SALT LAKE CITY – This Thanksgiving, gathering the family for a turkey dinner is expected to gobble up more funds than in years past.
According to data collected by the American Farm Bureau, the cost of a turkey in 2021 has risen by 24% from last year, with an average price of $23.99 for a 16-pound turkey.
While the main attraction at the holiday meal had the sharpest increase in cost compared to last year, it’s not the only item expected to be more expensive. A four-pound serving of ham is on average $1.71 more, and other offerings such as pie shells, pumpkin pie mix, Russet potatoes, rolls, and cranberries all saw an uptick.
On the positive side, stuffing is estimated to be about 52 cents cheaper as compared to last year, says the American Farm Bureau.
The Farm Bureau, which has been doing its survey on the cost of Thanksgiving dinner since 1986, says the average cost for a home-cooked turkey feast for 10 is expected to cost $53.31 in 2021, a 14% increase from 2020’s average fee of $46.90.
Veronica Nigh, a senior economist for the Farm Bureau, says – unsurprisingly – that the continued pandemic and supply chain issues in the United States have combined to create the increase in dinner prices.
“Several factors contributed to the increase in average cost of this year’s Thanksgiving dinner,” said Nigh in a press release from the Bureau. “These include dramatic disruptions to the U.S. economy and supply chains over the last 20 months; inflationary pressure throughout the economy; difficulty in predicting demand during the COVID-19 pandemic; and high global demand for food, particularly meat.”
Despite the increase in overall costs, the report states that consumers who have yet to bring a bird home to prepare for the big day on Thursday might end up paying less.

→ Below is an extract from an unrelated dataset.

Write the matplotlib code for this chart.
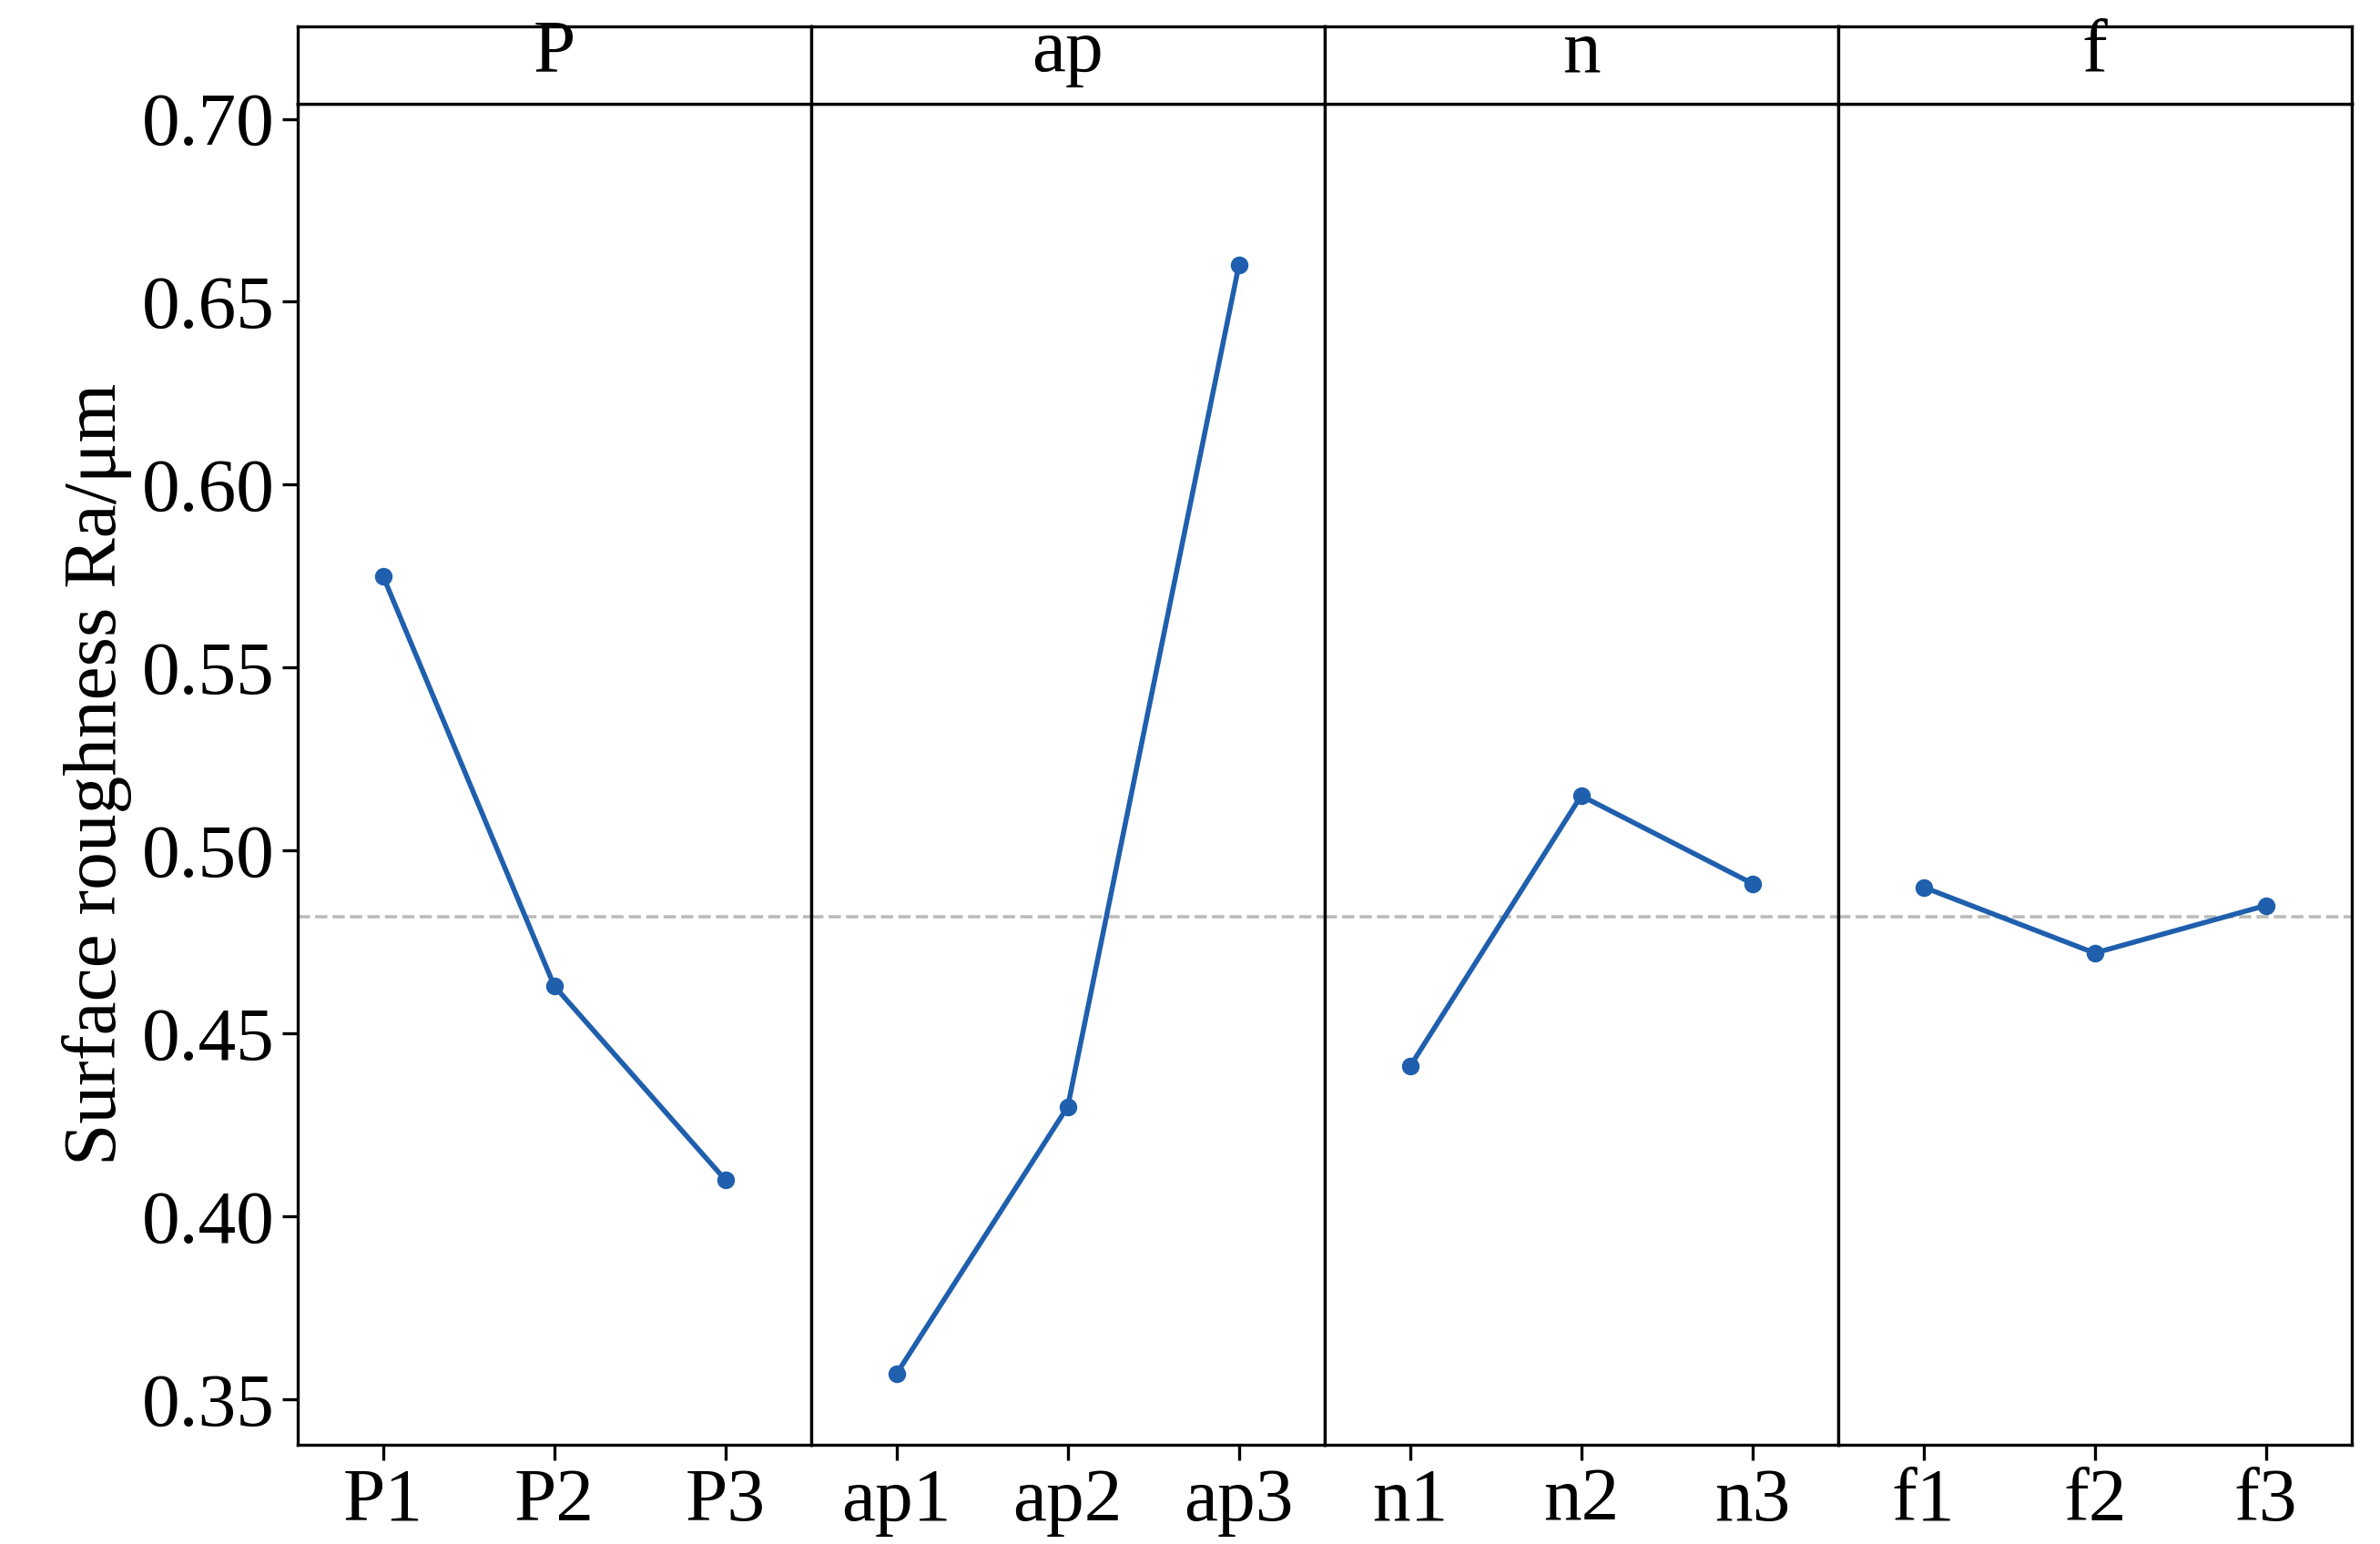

The USDA’s Agricultural Marketing Service data shows that the advertised price of turkey started at $1.07 per pound on the week of Nov. 5-11 before dropping to 88 cents per pound the next week.
Depending on the size of your Thanksgiving turkey, you may be running out of time to thaw it in the refrigerator, which is the safest method, according to the United States Department of Agriculture.
For this thawing method, the USDA recommends allowing approximately 24 hours for every 4 to 5 pounds of bird. So, a 16-pound turkey will require around four days of refrigeration. Once thawed, the turkey will need to be cooked within two days.
Proper thawing is critical to ensure food safety, but if it’s already too late to get your bird in the fridge, two other methods are available: in cold water or the microwave. Both of these methods require cooking the bird immediately upon thawing.